Overview
Mise-en-Lens is a Next.js web app that teaches film theory through a user's own taste. Instead of
starting from abstract concepts, the deployed app starts from a Letterboxd Top 4 the user already
loves. They input a username or profile URL, and the system pulls posters and titles automatically
before generating personalized analysis that connects those specific films to broader concepts in
cinematography, directing, social context, and genre.
The project was built as my capstone for COMP 395: Artificial Intelligence and Learning Technologies
at Occidental College, taught by Prof. Joel Anderson Walsh. The course asks students to design,
prototype, and evaluate a novel AI-driven learning technology grounded in educational theory.
Mise-en-Lens was my answer to a specific gap: most people consume film passively, and the tools that
exist for deeper engagement assume prior knowledge that casual viewers do not have.
Live Product Experience
The live landing page frames the project as Film Literacy Through Taste. It keeps the
interaction lightweight: paste a Letterboxd username or profile URL, pull the Top 4, learn the
patterns, and then continue into a separate quiz page built around the same films.
Pull the Top 4
- Users can paste a username or profile link and let the app fetch posters and titles automatically.
- The initial screen is intentionally simple so the experience starts from taste, not setup friction.
Learn the Patterns
- The lesson surfaces genre, values, artistic form, and social context in beginner-friendly language.
- The output stays tied to the user's actual Top 4 instead of a generic film-theory overview.
Practice with Quiz
- Quiz mode now lives on a separate page, which keeps the lesson layout focused and easier to scan.
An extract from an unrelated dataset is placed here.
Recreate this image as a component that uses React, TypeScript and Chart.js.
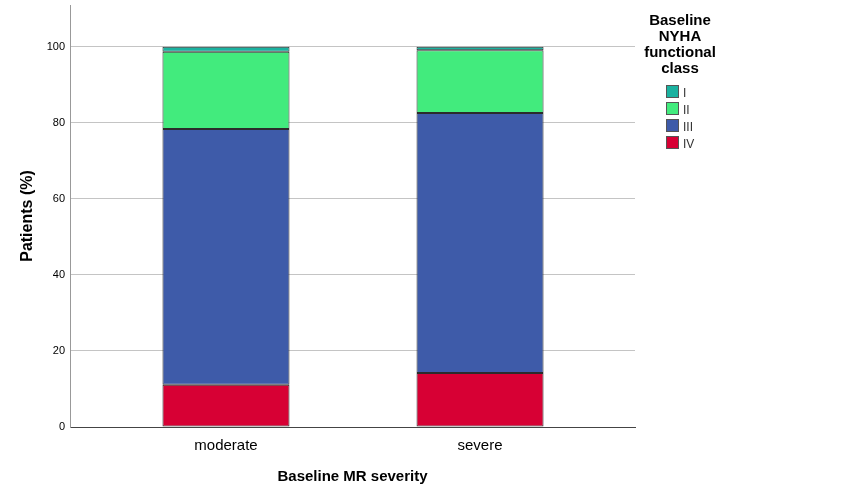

- Questions are delivered one at a time so the feedback loop feels more conversational and less overwhelming.
Built Around Your Design
- Personalized analysis is linked to the user's actual Top 4.
- Artistic elements, social context, and recommendations all point back to educational redirection.
- The empty state invites the user to paste a profile and immediately populate the poster panel.
The Problem
Media literacy is declining. A 2024 study from Media Literacy Now found that barely 38% of
participants were taught how to analyze media messaging in high school. At the same time, the 2024
Edelman Trust Barometer found that 54% of respondents felt technology was evolving too quickly to
interact with critically. Film is one of the most accessible entry points into critical media
analysis, but most people are never given the tools to engage with it that way.
My target learner is someone who watches films regularly but has no formal background in film theory
or media studies. They are curious but not academic. They are more likely to have a Letterboxd
account than to have read Bazin.
Learning Theory
The design is grounded in two principles from educational theory.
Transfer
- Rather than teaching film concepts in the abstract, the app anchors every concept to a film
the user already has an emotional connection to.
- If someone lists Parasite in their Top 4, they already understand tension, spatial metaphor,
and class dynamics on a felt level. The app makes that felt understanding explicit and
transferable to films they have not yet seen.
Immediate Feedback
- In quiz mode, the app responds to every answer in real time, not just marking it right or
wrong but explaining the concept, connecting it back to the user's specific film, and asking a
follow-up question that scaffolds toward deeper understanding.
- If a user responds with "I don't know," the system simplifies rather than repeats.
How It Works
Users enter a Letterboxd username or paste a profile URL. The app scrapes their Top 4 films and
displays them with posters, then routes them into either the lesson or the quiz flow.
The deployed interface is designed to feel more like a guided lesson than a static portfolio demo.
Blurb Mode
- Generates a personalized lesson covering thematic patterns across the four films.
- Explains one film concept in plain language and connects it to a specific film in the
user's list.
- Provides societal and historical context behind the films.
- Offers a recommendation with an explanation of why it fits the user's taste.
Quiz Mode
- Generates three questions about the user's specific films. The first is
recognition-based. The second asks for a short guided interpretation. The third is a
transfer question connecting what they just learned to a different film in their Top 4.
- Each answer gets real-time feedback. If an answer is partially right, the system
acknowledges what they got and guides them toward the rest.
- If a user is stuck, it breaks the question down rather than repeating it.
User Testing
User testing is planned with professors in the Media Arts and Culture department at Occidental
College and with college-aged Letterboxd users. The testing plan focuses on three areas: whether
the output feels insightful and responsive to the user's specific films, whether the interface is
easy to navigate, and whether the recommendations feel genuinely connected to their taste rather
than generic.
What I Learned
Working within the constraints of a course rubric while building something I actually wanted to
exist pushed me to think more carefully about the gap between a technically functional system and a
pedagogically sound one. The first version of the quiz was technically correct but pedagogically
frustrating. Questions were too open-ended, feedback was too vague, and users could not tell when
they had answered well enough to move on.
The pivot toward scaffolded, recognition-first questions came directly from Prof. Walsh's feedback
and from watching early testers disengage. The app works better now, but the deeper lesson is that
LLM output quality and learning experience quality are not the same thing, and optimizing for one
does not automatically improve the other.